As Ezra Klein notes, justification for attacking these two groups might be one thing, but displacing some 500,000 civilians is making it harder to issue Israel some kind of blank check for attacking terrorism. Sojourners notes in their special mailing, that Western media tends to distort the numbers and we often forget the one-sided nature of the violence and death toll:
The violence of Hezbollah and Hamas should be unequivocally condemned and opposed. It cannot be ignored or underestimated that the two terrorist organizations have as their goal the eradication of Israel. However, much U.S. media coverage of this new Middle East war paints a misleading picture of a tit-for-tat equivalency between the two sides: Hezbollah explodes a bomb in Israel, Israel responds in kind. While their intentions are indeed malevolent, the two terrorist groups have nowhere near the military capability of Israel, which wields one of the most powerful military forces in the world (with the aid, of course, of more than $3 billion per year from the United States). The death toll in Lebanon in the first six days of the war has been tenfold that in Israel - according to The New York Times, 310 people, most of them civilians, have died in Lebanon while Israel has suffered 27 casualties, 15 of them civilians, since Israel began its attacks. (Similarly, 4,064 Palestinians and 1,084 Israelis have been killed since Sept. 29, 2000, according to the Palestine Red Crescent Society and the Israel Defense Forces, respectively.)

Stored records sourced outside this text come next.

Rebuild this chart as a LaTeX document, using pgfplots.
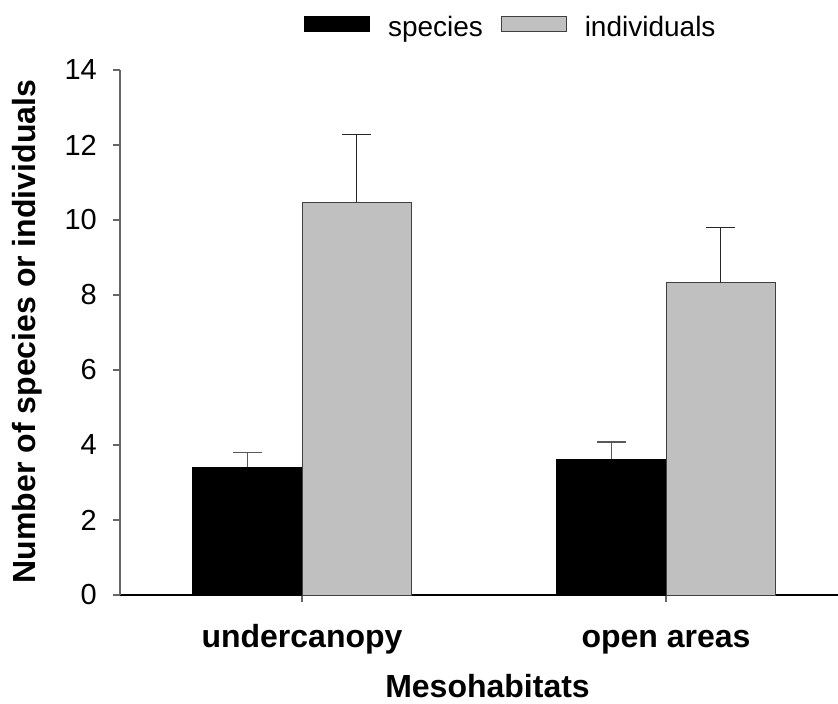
\documentclass[border=0pt]{standalone}
\usepackage{pgfplots}
\pgfplotsset{compat=1.18}
\usepackage{fontspec}
\setmainfont{Liberation Sans}
\usetikzlibrary{calc}
\definecolor{barg}{RGB}{192,192,192}
\begin{document}
\begin{tikzpicture}
\begin{axis}[
  name=ax,
  scale only axis,
  width=718pt, height=525pt,
  xmin=-0.5, xmax=1.4725, ymin=0, ymax=14,
  axis x line=bottom, axis y line=left,
  axis line style={-, line width=1.6pt},
  y axis line style={black!60},
  ybar=0pt, bar width=0.3,
  xtick={0,1}, xticklabels={undercanopy, open areas},
  ytick={0,2,...,14},
  tick align=outside, major tick length=7pt,
  tick style={black!60, line width=1.2pt},
  /pgf/number format/assume math mode=true,
  yticklabel style={font=\fontsize{29}{34}\selectfont, inner sep=0pt, anchor=east, xshift=-16pt},
  xticklabel style={font=\fontsize{32}{38}\selectfont\bfseries, inner sep=0pt, anchor=base, yshift=-45pt},
  legend columns=2,
  legend style={draw=none, fill=none, inner sep=0pt, nodes={inner sep=0pt},
    column sep=18pt, font=\fontsize{28}{33}\selectfont,
    at={(0.2563,1.061)}, anchor=south west},
  legend image code/.code={\draw[#1] (0pt,-5pt) rectangle (65pt,10pt);},
]
\addplot[fill=black, draw=black, line width=0.8pt,
  legend image code/.code={\draw[fill=black,draw=black] (0pt,-5pt) rectangle (65pt,10pt);},
  error bars/.cd, y dir=plus, y explicit,
  error bar style={line width=1.2pt, black!65},
  error mark options={rotate=90, mark size=14.5pt, line width=1.2pt, black!65}]
  coordinates {(0,3.41) +- (0,0.39) (1,3.62) +- (0,0.46)};
\addlegendentry{species}
\addplot[fill=barg, draw=black!75, line width=0.8pt,
  legend image code/.code={\draw[fill=barg,draw=black!75,line width=0.8pt] (0pt,-5pt) rectangle (65pt,10pt);},
  error bars/.cd, y dir=plus, y explicit,
  error bar style={line width=1.2pt, black!85},
  error mark options={rotate=90, mark size=14.5pt, line width=1.2pt, black!85}]
  coordinates {(0,10.47) +- (0,1.82) (1,8.33) +- (0,1.48)};
\addlegendentry{individuals}
\end{axis}
\node[rotate=90, anchor=base, font=\fontsize{32}{38}\selectfont\bfseries]
  at ($(ax.south west)+(-84pt,263.5pt)$) {Number of species or individuals};
\node[anchor=base, font=\fontsize{32}{38}\selectfont\bfseries]
  at ($(ax.south west)+(367.5pt,-102pt)$) {Mesohabitats};
\pgfresetboundingbox
\useasboundingbox ($(ax.south west)+(-120pt,-109pt)$) rectangle ($(ax.south west)+(718pt,595pt)$);
\end{tikzpicture}
\end{document}
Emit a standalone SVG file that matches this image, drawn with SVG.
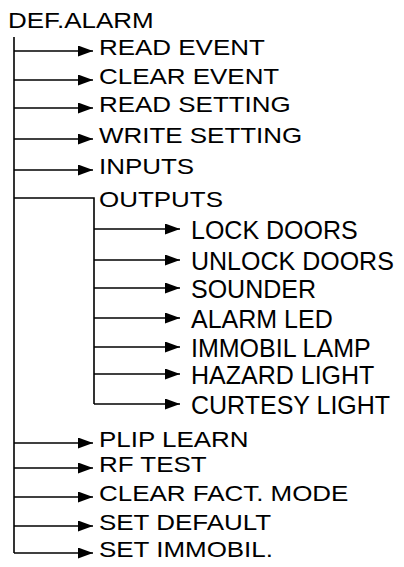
<svg xmlns="http://www.w3.org/2000/svg" width="404" height="567" viewBox="0 0 404 567">
<style>
.t{font-family:"Liberation Sans",Arial,sans-serif;font-size:22px;fill:#000}
.s{font-family:"Liberation Sans",Arial,sans-serif;font-size:25px;fill:#000}
.c{stroke:#000;stroke-width:1.6;fill:none}
</style>
<defs>
<marker id="ah" markerUnits="userSpaceOnUse" markerWidth="16" markerHeight="12" refX="15" refY="5.5" orient="auto">
<path d="M0,0 L15,5.5 L0,11 z" fill="#000"/>
</marker>
</defs>
<rect width="404" height="567" fill="#fff"/>
<g id="connectors" class="c">
<line x1="14" y1="37" x2="14" y2="553"/>
<line x1="14" y1="51" x2="93" y2="51" marker-end="url(#ah)"/>
<line x1="14" y1="80" x2="93" y2="80" marker-end="url(#ah)"/>
<line x1="14" y1="108" x2="93" y2="108" marker-end="url(#ah)"/>
<line x1="14" y1="139" x2="93" y2="139" marker-end="url(#ah)"/>
<line x1="14" y1="170" x2="93" y2="170" marker-end="url(#ah)"/>
<polyline points="14,198 94,198 94,404"/>
<line x1="94" y1="229" x2="180" y2="229" marker-end="url(#ah)"/>
<line x1="94" y1="260" x2="180" y2="260" marker-end="url(#ah)"/>
<line x1="94" y1="288" x2="180" y2="288" marker-end="url(#ah)"/>
<line x1="94" y1="318" x2="180" y2="318" marker-end="url(#ah)"/>
<line x1="94" y1="347" x2="180" y2="347" marker-end="url(#ah)"/>
<line x1="94" y1="374" x2="180" y2="374" marker-end="url(#ah)"/>
<line x1="94" y1="404" x2="180" y2="404" marker-end="url(#ah)"/>
<line x1="14" y1="443" x2="93" y2="443" marker-end="url(#ah)"/>
<line x1="14" y1="468" x2="93" y2="468" marker-end="url(#ah)"/>
<line x1="14" y1="497" x2="93" y2="497" marker-end="url(#ah)"/>
<line x1="14" y1="526" x2="93" y2="526" marker-end="url(#ah)"/>
<line x1="14" y1="553" x2="93" y2="553" marker-end="url(#ah)"/>
</g>
<g id="root"><text class="t" transform="translate(8,28) scale(1.18,1)">DEF.ALARM</text></g>
<g id="read-event"><text class="t" transform="translate(99,55) scale(1.18,1)">READ EVENT</text></g>
<g id="clear-event"><text class="t" transform="translate(99,84) scale(1.18,1)">CLEAR EVENT</text></g>
<g id="read-setting"><text class="t" transform="translate(99,112) scale(1.18,1)">READ SETTING</text></g>
<g id="write-setting"><text class="t" transform="translate(99,143) scale(1.18,1)">WRITE SETTING</text></g>
<g id="inputs"><text class="t" transform="translate(99,174) scale(1.18,1)">INPUTS</text></g>
<g id="outputs"><text class="t" transform="translate(99,207) scale(1.18,1)">OUTPUTS</text></g>
<g id="lock-doors"><text class="s" x="191" y="239">LOCK DOORS</text></g>
<g id="unlock-doors"><text class="s" x="191" y="270">UNLOCK DOORS</text></g>
<g id="sounder"><text class="s" x="191" y="298">SOUNDER</text></g>
<g id="alarm-led"><text class="s" x="191" y="328">ALARM LED</text></g>
<g id="immobil-lamp"><text class="s" x="191" y="357">IMMOBIL LAMP</text></g>
<g id="hazard-light"><text class="s" x="191" y="384">HAZARD LIGHT</text></g>
<g id="curtesy-light"><text class="s" x="191" y="414">CURTESY LIGHT</text></g>
<g id="plip-learn"><text class="t" transform="translate(99,447) scale(1.18,1)">PLIP LEARN</text></g>
<g id="rf-test"><text class="t" transform="translate(99,472) scale(1.18,1)">RF TEST</text></g>
<g id="clear-fact-mode"><text class="t" transform="translate(99,501) scale(1.18,1)">CLEAR FACT. MODE</text></g>
<g id="set-default"><text class="t" transform="translate(99,530) scale(1.18,1)">SET DEFAULT</text></g>
<g id="set-immobil"><text class="t" transform="translate(99,557) scale(1.18,1)">SET IMMOBIL.</text></g>
</svg>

Back to Ezra, the issue of where Israel is going needs addressing, but by all in this war on terror.
"There's been some talk about how the sustained deployment is radicalizing once-sympathetic Lebanese. Less covered, but true in my experience, is that the ferocity and seeming indiscriminate nature of the counterattack is discomfiting and disappointing their Western supporters as well. At a point, 'Israel, right or wrong' is really just a fig leaf for 'Israel, wrong.'"
I have always struggled with the Bush administration's approach to the war on terror, which seems to be the model chosen by Israel as well. I understand the need to stand up to terrorists, and don't mind strong responses to terrorists themselves, but have always thought that the real issue here are the non-terrorist Muslims. They want to like us, and don't like their religion being hijacked for murderers, but they need some assistance in standing up to Al Qaeda and Hamas. In the long term, it seems to me that the more terrorists we kill, and certainly the more civilian deaths, the more terrorists we create. It doesn't appear to be a winning solution by any stretch of the imagination. In this scenario, Israel may succeed in displacing Hezbollah, but if they radicalize the moderate Lebanese, what have they really gained?